* **WHAT YOU HAVE TO DO**
Begin with the first line below and retype each line exactly through the line containing "sort=series, scale=alt.Scale(paddingInner=0, paddingOuter=0))". Any pictures are to be left out.

## begin

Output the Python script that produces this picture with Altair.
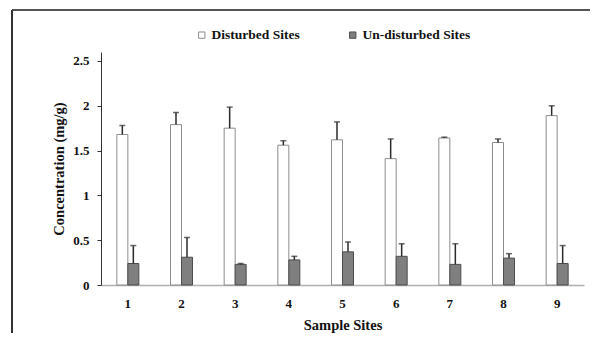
import altair as alt
import pandas as pd

sites = ["1", "2", "3", "4", "5", "6", "7", "8", "9"]
disturbed = [1.68, 1.79, 1.75, 1.56, 1.62, 1.41, 1.64, 1.59, 1.89]
disturbed_err = [0.10, 0.135, 0.235, 0.05, 0.20, 0.22, 0.01, 0.04, 0.11]
undisturbed = [0.24, 0.31, 0.23, 0.28, 0.37, 0.32, 0.23, 0.30, 0.24]
undisturbed_err = [0.20, 0.22, 0.01, 0.04, 0.11, 0.14, 0.23, 0.05, 0.20]
series = ["Disturbed Sites", "Un-disturbed Sites"]

rows = []
for i, s in enumerate(sites):
    rows.append({"site": s, "series": series[0], "value": disturbed[i],
                 "top": disturbed[i] + disturbed_err[i]})
    rows.append({"site": s, "series": series[1], "value": undisturbed[i],
                 "top": undisturbed[i] + undisturbed_err[i]})
df = pd.DataFrame(rows)

FONT = "Liberation Serif"

x_enc = alt.X("site:N", sort=sites,
              scale=alt.Scale(paddingInner=0.59, paddingOuter=0.295),
              axis=alt.Axis(title="Sample Sites", labelAngle=0, tickSize=0,
                            labelPadding=12, titlePadding=8,
                            domainColor="#b0b0b0", domainWidth=1.5))
xo = alt.XOffset("series:N", sort=series, scale=alt.Scale(paddingInner=0, paddingOuter=0))

bars = alt.Chart(df).mark_bar(strokeWidth=1).encode(
    x=x_enc,
    xOffset=xo,
    y=alt.Y("value:Q", scale=alt.Scale(domain=[0, 2.5]),
            axis=alt.Axis(title="Concentration (mg/g)", values=[0, 0.5, 1, 1.5, 2, 2.5],
                          format="~g", grid=False, tickSize=4, labelPadding=8,
                          titlePadding=6, domainColor="#333333", tickColor="#333333")),
    fill=alt.Fill("series:N", sort=series,
                  scale=alt.Scale(domain=series, range=["#ffffff", "#7f7f7f"]),
                  legend=alt.Legend(title=None, orient="none", legendX=94, legendY=-24,
                                    direction="horizontal", symbolType="square",
                                    symbolSize=40, symbolStrokeWidth=1,
                                    symbolStrokeColor="#555555", labelFontSize=13.5,
                                    labelFont=FONT, labelFontWeight="bold",
                                    labelColor="#111111", columnPadding=46,
                                    labelOffset=3)),
    stroke=alt.Stroke("series:N", sort=series,
                      scale=alt.Scale(domain=series, range=["#8c8c8c", "#4d4d4d"]),
                      legend=None),
)

err = alt.Chart(df).mark_rule(color="#2b2b2b", strokeWidth=1.5).encode(
    x=alt.X("site:N", sort=sites), xOffset=xo,
    y="value:Q", y2="top:Q")

caps = alt.Chart(df).mark_tick(color="#2b2b2b", thickness=1.5, size=6).encode(
    x=alt.X("site:N", sort=sites), xOffset=xo,
    y="top:Q")

frame_top = alt.Chart(df).mark_rule(color="#555555", strokeWidth=2).encode(
    x=alt.value(-89), x2=alt.value(489), y=alt.value(-42))
frame_left = alt.Chart(df).mark_rule(color="#333333", strokeWidth=1.5).encode(
    x=alt.value(-89), y=alt.value(-42), y2=alt.value(281))

chart = alt.layer(bars, err, caps, frame_top, frame_left).properties(
    width=483, height=233,
    autosize=alt.AutoSizeParams(type="none"),
    padding={"left": 101, "top": 52, "right": 6, "bottom": 48},
    background="white",
).configure_view(stroke="transparent", strokeWidth=0).configure_axis(
    labelFont=FONT, titleFont=FONT, labelFontWeight="bold", titleFontWeight="bold",
    labelFontSize=13, titleFontSize=14.5, labelColor="#111111", titleColor="#111111",
)

chart.save("out.html", embed_options={"renderer": "svg", "actions": False})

## end

* **CORRECT RESULT**
Output the Python script that produces this picture with Altair.
import altair as alt
import pandas as pd

sites = ["1", "2", "3", "4", "5", "6", "7", "8", "9"]
disturbed = [1.68, 1.79, 1.75, 1.56, 1.62, 1.41, 1.64, 1.59, 1.89]
disturbed_err = [0.10, 0.135, 0.235, 0.05, 0.20, 0.22, 0.01, 0.04, 0.11]
undisturbed = [0.24, 0.31, 0.23, 0.28, 0.37, 0.32, 0.23, 0.30, 0.24]
undisturbed_err = [0.20, 0.22, 0.01, 0.04, 0.11, 0.14, 0.23, 0.05, 0.20]
series = ["Disturbed Sites", "Un-disturbed Sites"]

rows = []
for i, s in enumerate(sites):
    rows.append({"site": s, "series": series[0], "value": disturbed[i],
                 "top": disturbed[i] + disturbed_err[i]})
    rows.append({"site": s, "series": series[1], "value": undisturbed[i],
                 "top": undisturbed[i] + undisturbed_err[i]})
df = pd.DataFrame(rows)

FONT = "Liberation Serif"

x_enc = alt.X("site:N", sort=sites,
              scale=alt.Scale(paddingInner=0.59, paddingOuter=0.295),
              axis=alt.Axis(title="Sample Sites", labelAngle=0, tickSize=0,
                            labelPadding=12, titlePadding=8,
                            domainColor="#b0b0b0", domainWidth=1.5))
xo = alt.XOffset("series:N", sort=series, scale=alt.Scale(paddingInner=0, paddingOuter=0))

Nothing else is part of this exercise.